There hasn't been very much video either because after I record one, I watch it back and just think "OMG! Boris Becker in a WIG!!" and can't bring myself to post it.
But I've had a complaint from someone very grand and I'm nothing if not craven and cowardly so, voila, a picture.
I wanted to talk about this because I have discovered the secret of good roasted vegetables and that is: par-boil them first. All of them. I used butternut squash, turnip, celeriac, onion, garlic, white cabbage and a head of garlic because Giles likes roast garlic, although I don't. I boiled them for 4 minutes in salted water and then turned them into a roasting dish with some olive oil, groundnut oil, butter and salt and cooked them for 1hr 15m at 180 C. I also shook over some dried thyme and about 1hr into cooking, sprinkled over some fresh parsley. Neither of which is essential.

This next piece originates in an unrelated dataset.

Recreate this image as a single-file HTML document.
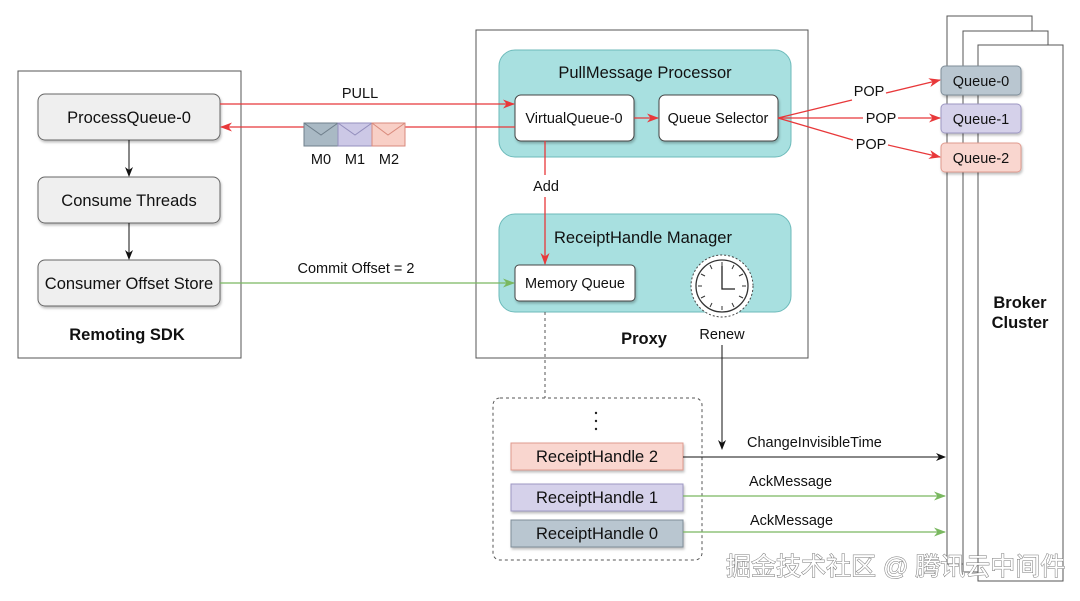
<!DOCTYPE html>
<html><head><meta charset="utf-8"><style>
body{margin:0;background:#fff}
svg text{font-family:"Liberation Sans",Arial,sans-serif;fill:#111}
</style></head><body>
<svg width="1080" height="596" viewBox="0 0 1080 596" xmlns="http://www.w3.org/2000/svg">
<defs>
<marker id="ar" markerWidth="12" markerHeight="12" refX="11" refY="6" orient="auto" markerUnits="userSpaceOnUse"><path d="M0,1.5 L12,6 L0,10.5 L3.5,6z" fill="#e8383a"/></marker>
<marker id="ag" markerWidth="12" markerHeight="12" refX="11" refY="6" orient="auto" markerUnits="userSpaceOnUse"><path d="M0,1.5 L12,6 L0,10.5 L3.5,6z" fill="#7ab860"/></marker>
<marker id="ak" markerWidth="10" markerHeight="10" refX="9" refY="5" orient="auto" markerUnits="userSpaceOnUse"><path d="M0,1 L10,5 L0,9 L3,5z" fill="#111"/></marker>
<filter id="sh" x="-10%" y="-10%" width="130%" height="140%"><feDropShadow dx="1" dy="2" stdDeviation="1.2" flood-color="#000" flood-opacity="0.25"/></filter>
</defs>

<!-- Broker cluster -->
<rect x="947" y="16" width="85" height="548" fill="#fff" stroke="#555"/>
<rect x="963" y="31" width="85" height="541" fill="#fff" stroke="#555"/>
<rect x="978" y="45" width="85" height="536" fill="#fff" stroke="#555"/>
<text x="1020" y="308" font-size="16.5" font-weight="bold" text-anchor="middle">Broker</text>
<text x="1020" y="328" font-size="16.5" font-weight="bold" text-anchor="middle">Cluster</text>
<rect x="941" y="66" width="80" height="29" rx="4" fill="#b9c6d0" stroke="#7e8d99" filter="url(#sh)"/>
<text x="981" y="86" font-size="14.5" text-anchor="middle">Queue-0</text>
<rect x="941" y="104" width="80" height="29" rx="4" fill="#d5d1ea" stroke="#9d97c2" filter="url(#sh)"/>
<text x="981" y="124" font-size="14.5" text-anchor="middle">Queue-1</text>
<rect x="941" y="143" width="80" height="29" rx="4" fill="#f9d6cf" stroke="#e09a8e" filter="url(#sh)"/>
<text x="981" y="163" font-size="14.5" text-anchor="middle">Queue-2</text>

<!-- Remoting SDK -->
<rect x="18" y="71" width="223" height="287" fill="#fff" stroke="#555"/>
<rect x="38" y="94" width="182" height="46" rx="7" fill="#efefef" stroke="#666" filter="url(#sh)"/>
<text x="129" y="123" font-size="16.5" text-anchor="middle">ProcessQueue-0</text>
<rect x="38" y="177" width="182" height="46" rx="7" fill="#efefef" stroke="#666" filter="url(#sh)"/>
<text x="129" y="206" font-size="16.5" text-anchor="middle">Consume Threads</text>
<rect x="38" y="260" width="182" height="46" rx="7" fill="#efefef" stroke="#666" filter="url(#sh)"/>
<text x="129" y="289" font-size="16.5" text-anchor="middle">Consumer Offset Store</text>
<line x1="129" y1="140" x2="129" y2="176" stroke="#111" marker-end="url(#ak)"/>
<line x1="129" y1="223" x2="129" y2="259" stroke="#111" marker-end="url(#ak)"/>
<text x="127" y="340" font-size="16.5" font-weight="bold" text-anchor="middle">Remoting SDK</text>

<!-- Proxy -->
<rect x="476" y="30" width="332" height="328" fill="#fff" stroke="#555"/>
<rect x="499" y="50" width="292" height="107" rx="16" fill="#a8e0e0" stroke="#6cbaba"/>
<text x="645" y="78" font-size="16.5" text-anchor="middle">PullMessage Processor</text>
<rect x="515" y="95" width="119" height="46" rx="6" fill="#fff" stroke="#444" filter="url(#sh)"/>
<text x="574" y="123" font-size="14.5" text-anchor="middle">VirtualQueue-0</text>
<rect x="659" y="95" width="119" height="46" rx="6" fill="#fff" stroke="#444" filter="url(#sh)"/>
<text x="718" y="123" font-size="14.5" text-anchor="middle">Queue Selector</text>
<line x1="634" y1="118" x2="658" y2="118" stroke="#e8383a" stroke-width="1.3" marker-end="url(#ar)"/>

<rect x="499" y="214" width="292" height="98" rx="16" fill="#a8e0e0" stroke="#6cbaba"/>
<text x="643" y="243" font-size="16.5" text-anchor="middle">ReceiptHandle Manager</text>
<rect x="515" y="265" width="120" height="36" rx="4" fill="#fff" stroke="#444" filter="url(#sh)"/>
<text x="575" y="288" font-size="14.5" text-anchor="middle">Memory Queue</text>
<circle cx="722" cy="286" r="31" fill="#fff" stroke="#444" stroke-dasharray="2,2"/>
<circle cx="722" cy="286" r="26" fill="#fff" stroke="#333" stroke-width="1.3"/>
<g stroke="#333" stroke-width="1">
<line x1="722" y1="262" x2="722" y2="266"/><line x1="722" y1="306" x2="722" y2="310"/>
<line x1="698" y1="286" x2="702" y2="286"/><line x1="742" y1="286" x2="746" y2="286"/>
<line x1="734" y1="265" x2="732" y2="269"/><line x1="743" y1="274" x2="739" y2="276"/>
<line x1="743" y1="298" x2="739" y2="296"/><line x1="734" y1="307" x2="732" y2="303"/>
<line x1="710" y1="265" x2="712" y2="269"/><line x1="701" y1="274" x2="705" y2="276"/>
<line x1="701" y1="298" x2="705" y2="296"/><line x1="710" y1="307" x2="712" y2="303"/>
</g>
<polyline points="722,266 722,289 735,289" fill="none" stroke="#222" stroke-width="1.3"/>
<text x="644" y="344" font-size="16.5" font-weight="bold" text-anchor="middle">Proxy</text>
<text x="722" y="339" font-size="14.5" text-anchor="middle">Renew</text>

<!-- PULL / return -->
<line x1="220" y1="104" x2="514" y2="104" stroke="#e8383a" stroke-width="1.3" marker-end="url(#ar)"/>
<text x="360" y="98" font-size="14.5" text-anchor="middle">PULL</text>
<line x1="515" y1="127" x2="221" y2="127" stroke="#e8383a" stroke-width="1.3" marker-end="url(#ar)"/>
<g stroke-width="1">
<rect x="304" y="123" width="34" height="23" fill="#a9b9c4" stroke="#6f7f8b"/>
<polyline points="304,123 321,135 338,123" fill="none" stroke="#6f7f8b"/>
<rect x="338" y="123" width="34" height="23" fill="#ccc8e6" stroke="#948fbd"/>
<polyline points="338,123 355,135 372,123" fill="none" stroke="#948fbd"/>
<rect x="372" y="123" width="33" height="23" fill="#f8cfc6" stroke="#d98a7c"/>
<polyline points="372,123 388,135 405,123" fill="none" stroke="#d98a7c"/>
</g>
<text x="321" y="164" font-size="14.5" text-anchor="middle">M0</text>
<text x="355" y="164" font-size="14.5" text-anchor="middle">M1</text>
<text x="389" y="164" font-size="14.5" text-anchor="middle">M2</text>

<!-- Commit offset -->
<line x1="220" y1="283" x2="514" y2="283" stroke="#7ab860" stroke-width="1.3" marker-end="url(#ag)"/>
<text x="356" y="273" font-size="14.5" text-anchor="middle">Commit Offset = 2</text>

<!-- Add -->
<line x1="545" y1="141" x2="545" y2="175" stroke="#e8383a" stroke-width="1.3"/>
<line x1="545" y1="197" x2="545" y2="264" stroke="#e8383a" stroke-width="1.3" marker-end="url(#ar)"/>
<text x="546" y="191" font-size="14.5" text-anchor="middle">Add</text>

<!-- POP -->
<line x1="778" y1="118" x2="852" y2="100" stroke="#e8383a" stroke-width="1.3"/>
<line x1="886" y1="93" x2="940" y2="80" stroke="#e8383a" stroke-width="1.3" marker-end="url(#ar)"/>
<text x="869" y="96" font-size="14.5" text-anchor="middle">POP</text>
<line x1="778" y1="118" x2="863" y2="118" stroke="#e8383a" stroke-width="1.3"/>
<line x1="898" y1="118" x2="940" y2="118" stroke="#e8383a" stroke-width="1.3" marker-end="url(#ar)"/>
<text x="881" y="123" font-size="14.5" text-anchor="middle">POP</text>
<line x1="778" y1="118" x2="853" y2="140" stroke="#e8383a" stroke-width="1.3"/>
<line x1="888" y1="145" x2="940" y2="157" stroke="#e8383a" stroke-width="1.3" marker-end="url(#ar)"/>
<text x="871" y="149" font-size="14.5" text-anchor="middle">POP</text>

<!-- dotted box -->
<line x1="545" y1="312" x2="545" y2="398" stroke="#555" stroke-dasharray="3,3"/>
<rect x="493" y="398" width="209" height="162" rx="7" fill="none" stroke="#555" stroke-dasharray="3,3"/>
<circle cx="596" cy="413" r="1.2" fill="#222"/><circle cx="596" cy="421" r="1.2" fill="#222"/><circle cx="596" cy="429" r="1.2" fill="#222"/>
<rect x="511" y="443" width="172" height="27" fill="#f9d6cf" stroke="#e09a8e" filter="url(#sh)"/>
<text x="597" y="462" font-size="16.5" text-anchor="middle">ReceiptHandle 2</text>
<rect x="511" y="484" width="172" height="27" fill="#d5d1ea" stroke="#9d97c2" filter="url(#sh)"/>
<text x="597" y="503" font-size="16.5" text-anchor="middle">ReceiptHandle 1</text>
<rect x="511" y="520" width="172" height="27" fill="#b9c6d0" stroke="#7e8d99" filter="url(#sh)"/>
<text x="597" y="539" font-size="16.5" text-anchor="middle">ReceiptHandle 0</text>

<line x1="722" y1="345" x2="722" y2="449" stroke="#111" marker-end="url(#ak)"/>
<line x1="683" y1="457" x2="945" y2="457" stroke="#111" marker-end="url(#ak)"/>
<text x="747" y="447" font-size="14.5">ChangeInvisibleTime</text>
<line x1="683" y1="496" x2="945" y2="496" stroke="#7ab860" stroke-width="1.3" marker-end="url(#ag)"/>
<text x="749" y="486" font-size="14.5">AckMessage</text>
<line x1="683" y1="532" x2="945" y2="532" stroke="#7ab860" stroke-width="1.3" marker-end="url(#ag)"/>
<text x="750" y="525" font-size="14.5">AckMessage</text>

<text x="726" y="575" font-size="25" style="font-family:'Liberation Sans','Noto Sans CJK SC',sans-serif;fill:#fff;stroke:#777;stroke-width:1;paint-order:stroke" >掘金技术社区 @ 腾讯云中间件</text>
</svg>
</body></html>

I'm sure that almost everyone else got the hang of roasted veg years ago, but I never did. What always happened to me, (and I've seen it happen once or twice to other people), is that I'd cut up the veg too small and they'd shrivel up and burn to black in the oven and taste okay but look pretty awful. Or I'd cut them up too big and they'd still be hard in the middle after six hours.
So, for the last two people out there who haven't cracked roast vegetables: chop them up big-ish, and by that I mean about 2 x 1in, boil them for 4mins and then cook for an hour or so.
I would say "Job done" but then I'd have to kill myself.